651 F2d 718 Equal Employment Opportunity Commission v. St Louis-San Francisco Railway Company
651 F.2d 718
35 Fair Empl.Prac.Cas. 90, 26 Empl. Prac.
Dec. P 31,895
EQUAL EMPLOYMENT OPPORTUNITY COMMISSION, Plaintiff-Appellant,
ST. LOUIS-SAN FRANCISCO RAILWAY COMPANY, Defendant-Appellee.
United States Court of Appeals,
Submitted Jan. 8, 1981.
Decided June 16, 1981.
Leroy D. Clark, Gen. Counsel, Constance L. Dupre, Acting Associate Gen. Counsel, Vella M. Fink, Acting Asst. Gen. Counsel, Washington, D. C., for plaintiff-appellant.
Harvey L. Harmon, Sr. of Franklin, Harmon & Satterfield, Inc., Oklahoma City, Okl. (Dennis T. Rathmann, St. Louis, Mo., of counsel), for defendant-appellee.
Before SETH, Chief Judge, and PICKETT and SEYMOUR, Circuit Judges.
After examining the briefs and the appellate record, this three-judge panel has determined unanimously that oral argument would not be of material assistance in the determination of this appeal.
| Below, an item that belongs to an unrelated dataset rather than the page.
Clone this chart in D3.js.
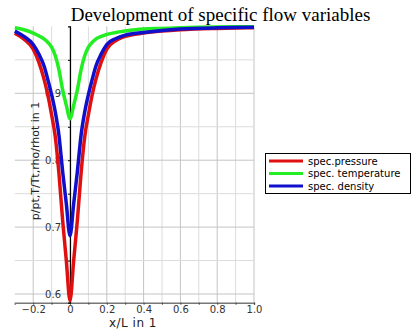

See Fed.R.App.P. 34(a); Tenth Circuit R. 10(e). The cause is therefore ordered submitted without oral argument.
This matter comes before the court upon defendant's motion to dismiss the EEOC's appeal from a judgment in favor of defendant in a Title VII action. Defendant argues that the district court's order is not final and therefore not appealable. We agree.
In its Findings of Facts and Conclusions of Law, the trial court found in favor of defendant on the merits and concluded that an award of attorneys' fees to defendant was appropriate under the test set forth in Christianburg Garment Co. v. EEOC, 434 U.S. 412, 98 S.Ct. 694, 54 L.Ed.2d 648 (1978). However, the court reserved the issue of the amount of such fees until a further hearing. In our recent decision in Gurule v. Wilson, 635 F.2d 782 (10th Cir. 1980), we faced a contention that failure to award attorneys fees under The Civil Rights Attorney's Fees Awards Act of 1976, 42 U.S.C. § 1988, rendered the judgment interlocutory where such fees had been specifically requested in the plaintiffs' complaint. We concluded that the judgment was not final. Here, defendant sought an award of attorneys' fees in its answer to the EEOC complaint. Given the similarities between fee awards under § 1988 and Title VII, we believe the analysis in Gurule applies to this action and that the district court's judgment will not be final until the amount of attorneys' fees is established.
Accordingly, this appeal is dismissed as premature.